Lurtz, the head of the Uruk-Hai, a character not of literary creation is a wonder to behold. From his massive physical form and coloring, to his brutality I found him capturing my one green eye every time he graced the screen. This, mind you, includes while in frame with Chris Lee, I have never seen anything like Lurtz and he grabbed me.

New Zealand and WETA have added something most critical to the film in the form of set design and scenery. FELLOWSHIP is a work of art displaying both the natural beauty of the country but of some of the most heavenly sets I’ve ever seen. The mere sight of Rivendell and Lothlorien alone would make this worth watching. The detail and depth to every shot is breathtaking, and is as important and stunning as any other performance. I am totally sold on NZ, calculating how much a plane trip from Austin to Auckland is, I am head over heels in love. Peter Jackson is doing what he always has, making movies the way he wants to make them, straight from his brain to ours, and this is what makes the difference, makes FELLOWSHIP the brilliant film that it is. Peter knows THE LORD OF THE RINGS and let nothing prevent his vision from being fully realized. The film plays like a dream because it is his dream of what FELLOWSHIP could and should be.
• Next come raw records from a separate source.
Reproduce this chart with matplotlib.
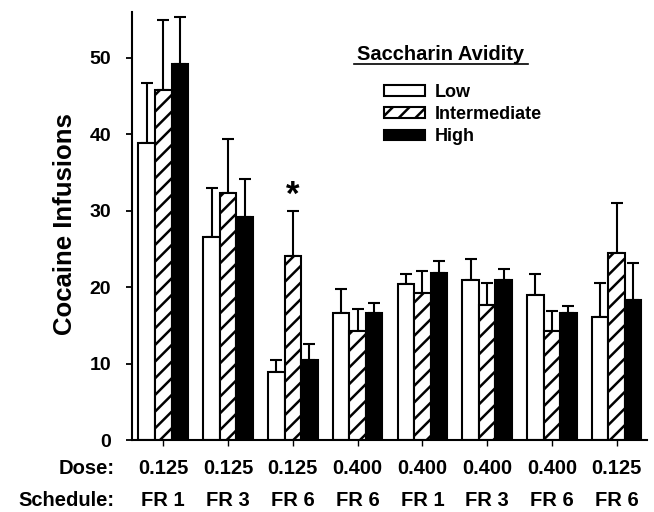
import matplotlib
matplotlib.use("Agg")
import matplotlib.pyplot as plt
import numpy as np
from matplotlib.lines import Line2D

plt.rcParams['font.family'] = ['Liberation Sans', 'DejaVu Sans']
plt.rcParams['font.weight'] = 'bold'
plt.rcParams['hatch.linewidth'] = 1.8

doses = ["0.125", "0.125", "0.125", "0.400", "0.400", "0.400", "0.400", "0.125"]
schedules = ["FR 1", "FR 3", "FR 6", "FR 6", "FR 1", "FR 3", "FR 6", "FR 6"]
series_names = ["Low", "Intermediate", "High"]

low_mean = [38.8, 26.5, 8.85, 16.6, 20.4, 20.9, 18.9, 16.1]
low_err = [7.9, 6.5, 1.65, 3.2, 1.3, 2.8, 2.8, 4.4]
mid_mean = [45.75, 32.3, 24.0, 14.25, 19.25, 17.7, 14.2, 24.4]
mid_err = [9.15, 7.1, 5.9, 2.85, 2.85, 2.8, 2.7, 6.6]
high_mean = [49.1, 29.1, 10.5, 16.55, 21.9, 20.9, 16.55, 18.3]
high_err = [6.2, 5.0, 2.0, 1.35, 1.5, 1.45, 0.95, 4.8]

fig = plt.figure(figsize=(6.54, 5.12), dpi=100)
ax = fig.add_axes([0.2018, 0.1406, 0.7875, 0.8365])

x = np.arange(len(doses))
w = 0.255
styles = [dict(color='white', hatch=None), dict(color='white', hatch='//'), dict(color='black', hatch=None)]
means = [low_mean, mid_mean, high_mean]
errs = [low_err, mid_err, high_err]
handles = []
for i, (m, e, st, name) in enumerate(zip(means, errs, styles, series_names)):
    pos = x + (i - 1) * w
    b = ax.bar(pos, m, width=w, color=st['color'], edgecolor='black', linewidth=1.5,
               hatch=st['hatch'], label=name, zorder=2)
    ax.errorbar(pos, m, yerr=[np.zeros(len(e)), e], fmt='none', ecolor='black',
                elinewidth=1.5, capsize=4.3, capthick=1.5, zorder=1)
    handles.append(b)

# significance marker on FR 6 / 0.125, intermediate group
ax.text(x[2], mid_mean[2] + mid_err[2] - 0.1, '*', ha='center', va='bottom',
        fontsize=25, fontweight='bold')

ax.set_xlim(-0.483, 7.468)
ax.set_ylim(0, 56)
ax.set_yticks([0, 10, 20, 30, 40, 50])
ax.set_xticks(x)
ax.set_xticklabels([])
ax.tick_params(axis='y', direction='out', length=4, width=1.3, labelsize=14, pad=11)
ax.tick_params(axis='x', direction='out', length=4, width=1.0)
for lab in ax.get_yticklabels():
    lab.set_fontweight('bold')
for s in ['top', 'right']:
    ax.spines[s].set_visible(False)
for s in ['left', 'bottom']:
    ax.spines[s].set_linewidth(1.5)

fig.text(65 / 654, 1 - 224 / 512, 'Cocaine Infusions', rotation=90, ha='center', va='center',
         fontsize=18.5, fontweight='bold')

trans = matplotlib.transforms.blended_transform_factory(ax.transData, fig.transFigure)
for xi, d, s in zip(x, doses, schedules):
    ax.text(xi, 1 - 468 / 512, d, transform=trans, ha='center', va='center', fontsize=14.5, fontweight='bold')
    ax.text(xi, 1 - 500 / 512, s, transform=trans, ha='center', va='center', fontsize=14.5, fontweight='bold')
fig.text(115 / 654, 1 - 468 / 512, 'Dose:', ha='right', va='center', fontsize=14.5, fontweight='bold')
fig.text(115 / 654, 1 - 500 / 512, 'Schedule:', ha='right', va='center', fontsize=14.5, fontweight='bold')

# legend
fig.text(441 / 654, 1 - 55 / 512, 'Saccharin Avidity', ha='center', va='center', fontsize=14.5, fontweight='bold')
fig.add_artist(Line2D([354 / 654, 528 / 654], [1 - 64 / 512, 1 - 64 / 512], color='black', linewidth=1.2))
leg = fig.legend(handles=handles, labels=series_names, loc='upper left',
                 bbox_to_anchor=(380 / 654, 1 - 80 / 512), frameon=False, fontsize=13,
                 handlelength=2.3, handleheight=0.55, handletextpad=0.55, labelspacing=0.3,
                 borderaxespad=0, borderpad=0.2)
for t in leg.get_texts():
    t.set_fontweight('bold')

fig.savefig('out.png', dpi=100)
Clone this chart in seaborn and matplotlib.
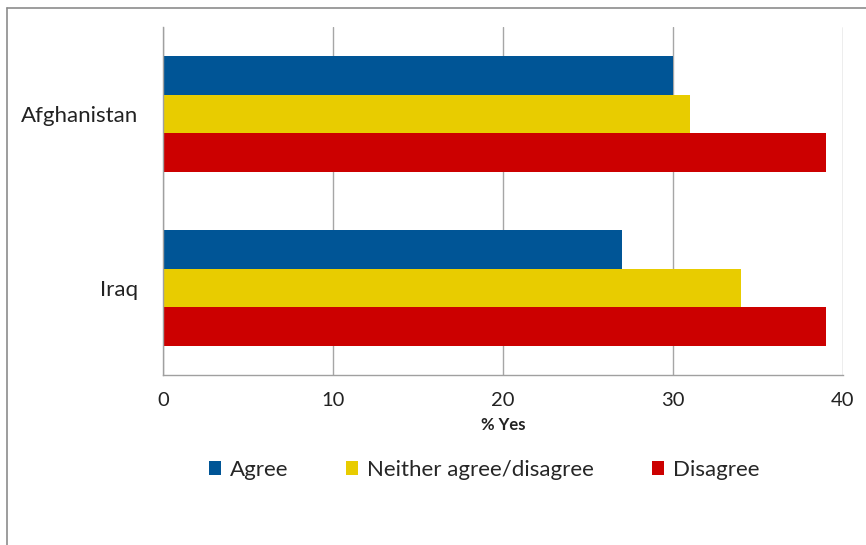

Until, Wednesday I’m dying, thinking about it more and more each minute, I have become a nuisance to those around me who have yet to see it because they can’t understand what is about to hit them. For it is all consuming in the best way. However, I have full faith that if they, and you ride out the frenzy you’ll be converted, made believers. FELLOWSHIP is so exciting because it has the power to do what STAR WARS did in 1977, to change the face of cinema and inspire a new generation of filmmakers and audiences. This is the power of film at its finest to inspire, move, and dream, and LORD OF THE RINGS is filmmaking at its finest.

Quite simply there has never been a film like LORD OF THE RINGS.